Marking The Bauhaus centennial, in 1999, there are projects and publications related to its celebration. There is much yet to learn about the seminal art school that combined fine arts, architecture and design.

Through Albers Darwent has taken us behind the scenes. The book elevates Albers to a status equal to better known colleagues.  For example, as the so-called form master, Klee taught formal aspects in the glass workshops where Albers was the crafts master. This implies the seniority of Klee over Albers.

The book discusses major architectural commissions of which the early public ones do not survive. For some of the later ones Albers reworked what was produced during the Bauhaus years. He  collaborated with Yale professor and architect King-lui Wu. He created geometric fireplaces for the Rouse (1954) and DuPont (1959) houses, the façade of Manuscript Society, one of Yale's secret senior groups (1962), and a design for the Mt. Bethel Baptist Church (1973). Also, at this time he worked on his structural constellation pieces.

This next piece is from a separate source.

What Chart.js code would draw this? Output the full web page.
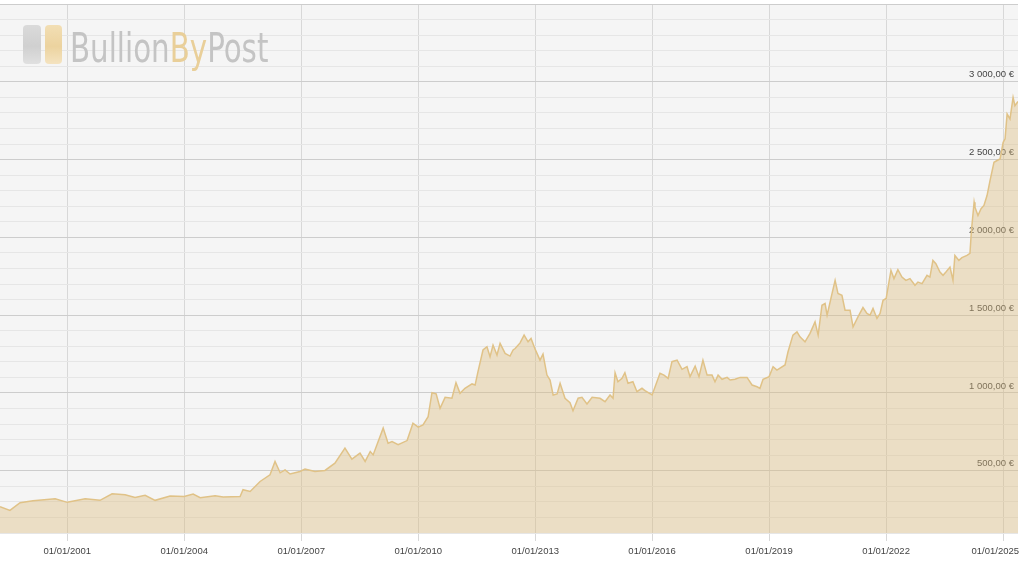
<!DOCTYPE html>
<html>
<head>
<meta charset="utf-8">
<script src="https://cdn.jsdelivr.net/npm/chart.js@4"></script>
<style>
  html, body { margin: 0; padding: 0; background: #fff; }
  #wrap { position: relative; width: 1024px; height: 561px; }
  #logo { position: absolute; left: 23px; top: 25px; height: 40px; pointer-events: none; }
  .bar { position: absolute; top: 0; width: 18px; height: 39px; border-radius: 4px; }
  .bar.grey { left: 0; background: linear-gradient(#dadada, #d0d0d0 55%, #e0e0e0); }
  .bar.gold { left: 22px; width: 17px; background: linear-gradient(#f2deb4, #ecd39f 55%, #f4e3c0); }
  #logoText { position: absolute; left: 47px; top: -1px; font-family: "DejaVu Sans Condensed", "Liberation Sans Narrow", sans-serif;
    font-size: 40px; line-height: 48px; color: #c4c4c4; white-space: nowrap; transform-origin: 0 0; }
  #logoText .by { color: #e9cf99; }
</style>
</head>
<body>
<div id="wrap">
  <canvas id="chart" width="1024" height="561"></canvas>
  <div id="logo">
    <div class="bar grey"></div>
    <div class="bar gold"></div>
    <span id="logoText">Bullion<span class="by">By</span>Post</span>
  </div>
</div>
<script>
const dates = [
  '1999-04-12','1999-07-14','1999-10-17','2000-02-15','2000-09-10','2001-01-01','2001-06-18','2001-11-04',
  '2002-02-25','2002-06-27','2002-09-28','2002-12-31','2003-04-04','2003-08-22','2004-01-01','2004-03-25',
  '2004-05-30','2004-10-17','2005-01-01','2005-06-08','2005-07-05','2005-09-10','2005-12-12','2006-03-15',
  '2006-05-01','2006-06-18','2006-08-03','2006-09-19','2006-12-21','2007-02-06','2007-05-10','2007-08-12',
  '2007-11-13','2008-02-15','2008-04-20','2008-07-05','2008-08-22','2008-10-09','2008-11-05','2009-02-07',
  '2009-03-25','2009-05-01','2009-06-27','2009-09-19','2009-11-13','2010-01-01','2010-02-15','2010-04-04',
  '2010-05-10','2010-06-18','2010-07-25','2010-09-10','2010-11-13','2010-12-21','2011-01-28','2011-03-15',
  '2011-05-20','2011-06-18','2011-07-15','2011-08-31','2011-10-07','2011-11-05','2011-12-03','2012-01-09',
  '2012-02-07','2012-03-25','2012-05-10','2012-06-08','2012-06-27','2012-08-12','2012-09-19','2012-10-26',
  '2012-11-23','2013-01-01','2013-02-15','2013-03-15','2013-04-21','2013-05-20','2013-06-18','2013-07-25',
  '2013-08-22','2013-10-07','2013-11-23','2013-12-21','2014-02-07','2014-03-15','2014-05-01','2014-06-18',
  '2014-08-31','2014-10-17','2014-12-03','2014-12-31','2015-01-19','2015-02-15','2015-03-25','2015-04-21',
  '2015-05-20','2015-07-05','2015-08-12','2015-09-28','2015-10-26','2016-01-01','2016-03-15','2016-04-21',
  '2016-05-30','2016-07-05','2016-08-22','2016-10-07','2016-11-23','2016-12-21','2017-02-07','2017-03-15',
  '2017-04-21','2017-05-30','2017-07-15','2017-08-12','2017-09-10','2017-10-17','2017-12-03','2018-01-01',
  '2018-02-15','2018-04-04','2018-06-08','2018-07-25','2018-09-10','2018-10-07','2018-11-05','2019-01-01',
  '2019-02-07','2019-03-15','2019-05-30','2019-06-27','2019-08-12','2019-09-19','2019-10-17','2019-12-03',
  '2020-01-19','2020-03-06','2020-04-04','2020-05-10','2020-06-08','2020-06-27','2020-08-12','2020-09-10',
  '2020-10-07','2020-11-13','2020-12-12','2021-01-28','2021-02-25','2021-04-12','2021-05-29','2021-07-05',
  '2021-08-03','2021-08-31','2021-10-07','2021-11-05','2021-12-03','2022-01-01','2022-02-15','2022-03-15',
  '2022-04-21','2022-05-29','2022-07-05','2022-08-12','2022-09-28','2022-10-26','2022-12-03','2023-01-19',
  '2023-02-15','2023-03-15','2023-04-12','2023-05-20','2023-06-18','2023-07-15','2023-08-22','2023-09-19',
  '2023-10-07','2023-11-13','2023-12-12','2024-01-28','2024-02-25','2024-03-10','2024-04-04','2024-04-12',
  '2024-05-10','2024-06-08','2024-07-05','2024-08-03','2024-08-31','2024-10-07','2024-11-05','2024-12-03',
  '2025-01-01','2025-01-19','2025-02-07','2025-03-06','2025-04-04','2025-04-21','2025-05-20'
];
const prices = [
  269, 245, 295, 307, 320, 297, 320, 310,
  352, 346, 329, 342, 310, 338, 335, 350,
  327, 340, 331, 335, 378, 367, 431, 474,
  560, 487, 506, 479, 495, 511, 495, 502,
  549, 645, 575, 613, 560, 624, 602, 774,
  677, 688, 667, 694, 806, 780, 795, 848,
  1002, 994, 902, 972, 966, 1066, 998, 1030,
  1058, 1051, 1137, 1276, 1297, 1233, 1308, 1244,
  1319, 1254, 1237, 1276, 1286, 1322, 1372, 1329,
  1350, 1280, 1211, 1250, 1115, 1083, 987, 994,
  1062, 966, 938, 886, 966, 972, 929, 972,
  966, 944, 987, 966, 1130, 1072, 1094, 1130,
  1062, 1072, 1008, 1030, 1015, 987, 1126, 1115,
  1094, 1201, 1211, 1152, 1169, 1105, 1173, 1105,
  1211, 1115, 1115, 1072, 1115, 1088, 1100, 1083,
  1088, 1100, 1100, 1051, 1040, 1030, 1088, 1105,
  1169, 1147, 1180, 1265, 1372, 1393, 1361, 1329,
  1383, 1457, 1372, 1564, 1575, 1500, 1639, 1724,
  1639, 1628, 1532, 1532, 1425, 1489, 1549, 1511,
  1500, 1543, 1479, 1511, 1596, 1607, 1788, 1735,
  1793, 1745, 1724, 1735, 1692, 1713, 1703, 1756,
  1745, 1852, 1831, 1777, 1756, 1777, 1809, 1724,
  1884, 1852, 1870, 1884, 1897, 2045, 2226, 2194,
  2141, 2184, 2205, 2269, 2365, 2483, 2494, 2504,
  2611, 2633, 2793, 2761, 2899, 2846, 2874
];
const tickYears = [2001, 2004, 2007, 2010, 2013, 2016, 2019, 2022, 2025];
const xStart = '1999-04-12';
const xEnd = '2025-05-20';

const fmtEuro = v => {
  const [i, d] = v.toFixed(2).split('.');
  return i.replace(/\B(?=(\d{3})+$)/g, ' ') + ',' + d + ' €';
};

const plotBg = {
  id: 'plotBg',
  beforeDraw(chart) {
    const { ctx, chartArea: a } = chart;
    ctx.save();
    ctx.fillStyle = '#f5f5f5';
    ctx.fillRect(a.left, a.top, a.right - a.left, a.bottom - a.top);
    ctx.restore();
  }
};

const tickFont = { family: 'Liberation Sans, Arial, sans-serif', size: 9.5 };

new Chart(document.getElementById('chart'), {
  type: 'line',
  data: {
    datasets: [{
      data: dates.map((d, i) => ({ x: new Date(d).getTime(), y: prices[i] })),
      borderColor: '#e0c287',
      borderWidth: 1.5,
      backgroundColor: 'rgba(220, 188, 125, 0.4)',
      fill: 'start',
      pointRadius: 0,
      tension: 0
    }]
  },
  options: {
    responsive: false,
    animation: false,
    layout: { padding: { top: 4, right: 6, left: 0, bottom: 4 } },
    plugins: { legend: { display: false }, tooltip: { enabled: false } },
    scales: {
      x: {
        type: 'linear',
        min: new Date(xStart).getTime(),
        max: new Date(xEnd).getTime(),
        afterBuildTicks: scale => {
          scale.ticks = tickYears.map(y => ({ value: Date.UTC(y, 0, 1) }));
        },
        afterFit: scale => { scale.paddingLeft = 0; scale.paddingRight = 0; scale.height = 24; },
        grid: { color: '#d8d8d8', tickLength: 8, drawTicks: true },
        border: { display: false },
        ticks: {
          autoSkip: false,
          maxRotation: 0,
          padding: 5,
          color: '#444',
          font: tickFont,
          callback: v => {
            const y = new Date(v).getUTCFullYear();
            // last label is pushed left so it stays inside the canvas
            return '01/01/' + y + (y === tickYears[tickYears.length - 1] ? '\u00a0'.repeat(6) : '');
          }
        }
      },
      y: {
        position: 'right',
        min: 100,
        max: 3500,
        afterFit: scale => { scale.width = 0; scale.paddingTop = 0; scale.paddingBottom = 0; },
        grid: {
          drawTicks: false,
          tickLength: 0,
          color: c => (c.tick && c.tick.value % 500 === 0) ? '#cdcdcd' : '#e6e6e6'
        },
        border: { display: false },
        ticks: {
          stepSize: 100,
          autoSkip: false,
          mirror: true,
          padding: -4,
          labelOffset: -7,
          color: '#444',
          font: tickFont,
          callback: v => (v % 500 === 0 && v >= 500 && v <= 3000) ? fmtEuro(v) : ''
        }
      }
    }
  },
  plugins: [plotBg]
});

const lt = document.getElementById('logoText');
lt.style.transform = 'scaleX(' + (198 / lt.offsetWidth) + ')';
</script>
</body>
</html>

With Gropius he recreated “City” from glass to formica as “Manhattan” for the Pan Am building. When the building was sold and remodeled the iconic Albers work destroyed. It was his best known public work for many years encountered by New York's commuters.

In 1963, he published Interaction of Color. It proved to be an expensive rare book of 2,000 copies and 150 silk screen plates. Being inaccessible it did not have the desired impact as an educational resource. That occurred later with trade reprinting and even now it is available as an ap. His thesis that color, rather than form, is the primary medium of pictorial language, has been debated. Of it the artist said “In my color book there is no new theory of color. But, in it, there is a way to learn to see.”

Hopefully, this book will lead to others. Until then we will let the artist have the last word “I have not taught art. Instead of art, I have taught philosophy…I never have taught [techniques for] how to paint. All my doing was to make people to see.”